James T. Stephens (born April 14, 1939) is an American businessman and philanthropist from Alabama.

==Early life==
James T. Stephens was born on April 14, 1939, in Birmingham, Alabama. His father, Elton Bryson Stephens, Sr., founded EBSCO Industries in 1944. His mother was the former Alys Robinson.

He graduated from Yale University, where he earned a bachelor's degree in history in 1961. He earned an MBA from the Harvard Business School in 1964.

==Career==
Stephens served as a lieutenant in the United States Army. He joined the family business, EBSCO Industries, where he served as president from 1970 to 2005. He served as its chairman from 2002 to 2017.

He was inducted into the Alabama Business Hall of Fame in 2008 and the Alabama Academy of Honor in 2012.

==Philanthropy==
Stephens previously served as the chairman of the boards of trustees of the Highlands School in Mountain Brook, Alabama, the Altamont School, and Birmingham-Southern College. Additionally, he served as the chairman of the Greater Alabama Council of the Boy Scouts of America.
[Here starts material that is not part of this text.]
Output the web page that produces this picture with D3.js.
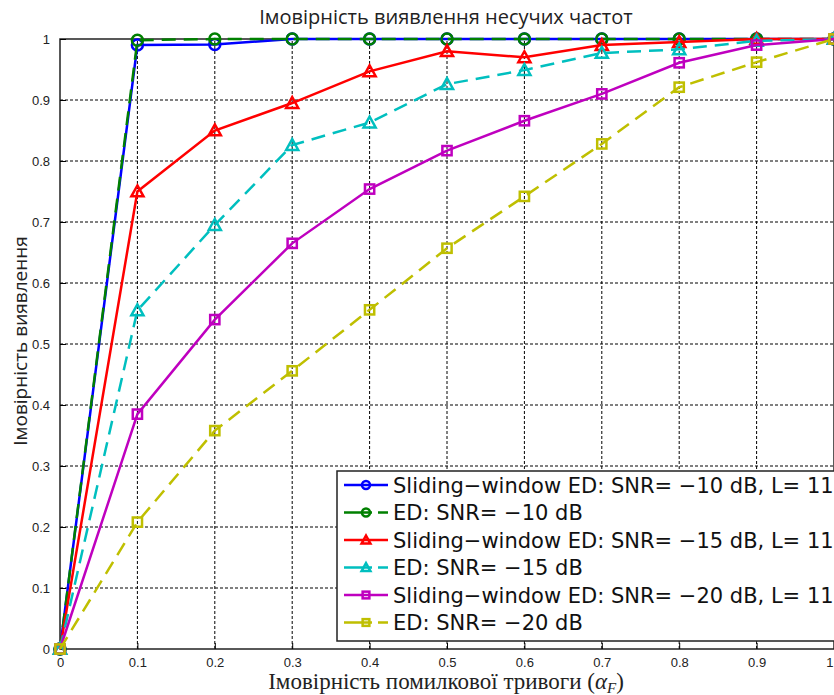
<!DOCTYPE html>
<html>
<head>
<meta charset="utf-8">
<script src="https://cdn.jsdelivr.net/npm/d3@7"></script>
<style>
body { margin: 0; background: #fff; }
svg { display: block; }
</style>
</head>
<body>
<div class="holder"></div>
<script>
var alphaF = [0, 0.1, 0.2, 0.3, 0.4, 0.5, 0.6, 0.7, 0.8, 0.9, 1]

var swSnr10 = [0, 0.99, 0.991, 1.0, 1.0, 1.0, 1.0, 1.0, 1.0, 1.0, 1.0]
var edSnr10 = [0, 0.998, 1.0, 1.0, 1.0, 1.0, 1.0, 1.0, 1.0, 1.0, 1.0]
var swSnr15 = [0, 0.75, 0.85, 0.895, 0.947, 0.98, 0.97, 0.99, 0.995, 1.0, 1.0]
var edSnr15 = [0, 0.555, 0.695, 0.826, 0.863, 0.926, 0.949, 0.977, 0.983, 0.997, 1.0]
var swSnr20 = [0, 0.385, 0.54, 0.665, 0.754, 0.817, 0.866, 0.91, 0.961, 0.99, 1.0]
var edSnr20 = [0, 0.208, 0.358, 0.456, 0.556, 0.657, 0.742, 0.828, 0.921, 0.962, 1.0]

var seriesNames = [
  'Sliding\u2212window ED: SNR= \u221210 dB, L= 11',
  'ED: SNR= \u221210 dB',
  'Sliding\u2212window ED: SNR= \u221215 dB, L= 11',
  'ED: SNR= \u221215 dB',
  'Sliding\u2212window ED: SNR= \u221220 dB, L= 11',
  'ED: SNR= \u221220 dB'
]
var xTicks = [0, 0.1, 0.2, 0.3, 0.4, 0.5, 0.6, 0.7, 0.8, 0.9, 1]
var yTicks = [0, 0.1, 0.2, 0.3, 0.4, 0.5, 0.6, 0.7, 0.8, 0.9, 1]

var series = [
  { name: seriesNames[0], values: swSnr10, color: '#0000ff', dash: null, marker: 'circle' },
  { name: seriesNames[1], values: edSnr10, color: '#008000', dash: '14,8', marker: 'circle' },
  { name: seriesNames[2], values: swSnr15, color: '#ff0000', dash: null, marker: 'triangle' },
  { name: seriesNames[3], values: edSnr15, color: '#00bfbf', dash: '14,8', marker: 'triangle' },
  { name: seriesNames[4], values: swSnr20, color: '#bf00bf', dash: null, marker: 'square' },
  { name: seriesNames[5], values: edSnr20, color: '#bfbf00', dash: '14,8', marker: 'square' }
]

var W = 834, H = 695
var margin = { left: 60, right: 0, top: 39, bottom: 46 }

var svg = d3.select('.holder')
  .append('svg')
  .attr('width', W)
  .attr('height', H)

var xScale = d3.scaleLinear()
  .domain([0, 1])
  .range([margin.left, W - margin.right])

var yScale = d3.scaleLinear()
  .domain([0, 1])
  .range([H - margin.bottom, margin.top])

// grid
svg.append('g')
  .selectAll('line')
  .data(xTicks.slice(1, -1))
  .enter()
  .append('line')
  .attr('x1', function(d) { return xScale(d) })
  .attr('x2', function(d) { return xScale(d) })
  .attr('y1', yScale(0))
  .attr('y2', yScale(1))
  .attr('stroke', '#000')
  .attr('stroke-width', 1)
  .attr('stroke-dasharray', '3,2')

svg.append('g')
  .selectAll('line')
  .data(yTicks.slice(1, -1))
  .enter()
  .append('line')
  .attr('x1', xScale(0))
  .attr('x2', xScale(1))
  .attr('y1', function(d) { return yScale(d) })
  .attr('y2', function(d) { return yScale(d) })
  .attr('stroke', '#000')
  .attr('stroke-width', 1)
  .attr('stroke-dasharray', '3,2')

// frame
svg.append('rect')
  .attr('x', xScale(0))
  .attr('y', yScale(1))
  .attr('width', xScale(1) - xScale(0))
  .attr('height', yScale(0) - yScale(1))
  .attr('fill', 'none')
  .attr('stroke', '#222')
  .attr('stroke-width', 1.5)

var xAxis = d3.axisBottom(xScale)
  .tickValues(xTicks)
  .tickFormat(d3.format('~g'))
  .tickSizeInner(-6)
  .tickSizeOuter(0)
  .tickPadding(10)

var yAxis = d3.axisLeft(yScale)
  .tickValues(yTicks)
  .tickFormat(d3.format('~g'))
  .tickSizeInner(-6)
  .tickSizeOuter(0)
  .tickPadding(10)

var xg = svg.append('g')
  .attr('transform', 'translate(0,' + yScale(0) + ')')
  .call(xAxis)
var yg = svg.append('g')
  .attr('transform', 'translate(' + xScale(0) + ',0)')
  .call(yAxis)

;[xg, yg].forEach(function(g) {
  g.select('.domain').remove()
  g.selectAll('text')
    .style('font-family', 'Liberation Sans, Arial, sans-serif')
    .style('font-size', '13px')
    .attr('fill', '#222')
})
xg.selectAll('text').attr('dy', '0.6em')
// last x tick label sits on the window edge, pull it in
xg.selectAll('text').filter(function(d) { return d == 1 }).attr('text-anchor', 'end').attr('dx', -1)

var line = d3.line()
  .x(function(d, i) { return xScale(alphaF[i]) })
  .y(function(d) { return yScale(d) })

function drawMarker(g, type, color, x, y, s) {
  if (type == 'circle') {
    g.append('circle').attr('cx', x).attr('cy', y).attr('r', s * 0.5)
      .attr('fill', 'none').attr('stroke', color).attr('stroke-width', 2.5)
  } else if (type == 'triangle') {
    var h = s * 0.55
    g.append('path')
      .attr('d', 'M' + x + ',' + (y - h) + 'L' + (x + h) + ',' + (y + h * 0.8) + 'L' + (x - h) + ',' + (y + h * 0.8) + 'Z')
      .attr('fill', 'none').attr('stroke', color).attr('stroke-width', 2.5)
  } else {
    var q = s * 0.42
    g.append('rect').attr('x', x - q).attr('y', y - q).attr('width', 2 * q).attr('height', 2 * q)
      .attr('fill', 'none').attr('stroke', color).attr('stroke-width', 2.5)
  }
}

var plot = svg.append('g')

series.forEach(function(s) {
  plot.append('path')
    .datum(s.values)
    .attr('d', line)
    .attr('fill', 'none')
    .attr('stroke', s.color)
    .attr('stroke-width', 2.5)
    .attr('stroke-dasharray', s.dash)
  var mg = plot.append('g')
  s.values.forEach(function(v, i) {
    drawMarker(mg, s.marker, s.color, xScale(alphaF[i]), yScale(v), 11)
  })
})

// legend
var legend = svg.append('g')
  .attr('id', 'legend')

legend.append('rect')
  .attr('x', 337)
  .attr('y', 471)
  .attr('width', 510)
  .attr('height', 170)
  .attr('fill', '#fff')
  .attr('stroke', '#222')
  .attr('stroke-width', 1.5)

series.forEach(function(s, i) {
  var y = 485 + i * 27.5
  legend.append('line')
    .attr('x1', 344).attr('x2', 388)
    .attr('y1', y).attr('y2', y)
    .attr('stroke', s.color)
    .attr('stroke-width', 2.5)
    .attr('stroke-dasharray', s.dash ? '28,6' : null)
  var lg = legend.append('g')
  drawMarker(lg, s.marker, s.color, 366, y, 8)
  legend.append('text')
    .attr('x', 393)
    .attr('y', y + 7.5)
    .style('font-family', 'DejaVu Sans, sans-serif')
    .style('font-size', '21px')
    .attr('fill', '#111')
    .text(s.name)
})

// title and labels
svg.append('text')
  .attr('x', 446)
  .attr('y', 24)
  .attr('text-anchor', 'middle')
  .style('font-family', 'Open Sans, DejaVu Sans, sans-serif')
  .style('font-size', '20px')
  .attr('fill', '#222')
  .text('Імовірність виявлення несучих частот')

svg.append('text')
  .attr('transform', 'translate(27,' + (yScale(0.5) - 3) + ') rotate(-90)')
  .attr('text-anchor', 'middle')
  .style('font-family', 'Open Sans, DejaVu Sans, sans-serif')
  .style('font-size', '19px')
  .attr('fill', '#222')
  .text('Імовірність виявлення')

var xl = svg.append('text')
  .attr('x', 446)
  .attr('y', 689)
  .attr('text-anchor', 'middle')
  .style('font-family', 'Liberation Serif, DejaVu Serif, serif')
  .style('font-size', '23px')
  .attr('fill', '#222')
xl.append('tspan').text('Імовірність помилкової тривоги (')
xl.append('tspan').style('font-style', 'italic').text('α')
xl.append('tspan').style('font-style', 'italic')
  .style('font-size', '15px').attr('dy', 4).text('F')
xl.append('tspan').attr('dy', -4).text(')')
</script>
</body>
</html>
He donated US$2 million to the United Way of Central Alabama. He has endowed scholarships at Jefferson State Community College, Troy University, and Birmingham-Southern College. He has also made charitable contributions to the God's Outreach Center in Harpersville, Alabama as well as UNICEF and Doctors Without Borders.

With his father, Stephens donated US$2.5 million to the University of Alabama at Birmingham. They also donated US$15 million for the construction of the Elton B. Stephens Science Center on the campus of Birmingham–Southern College.

==Personal life==
He is married to Julie Stephens. They have four children.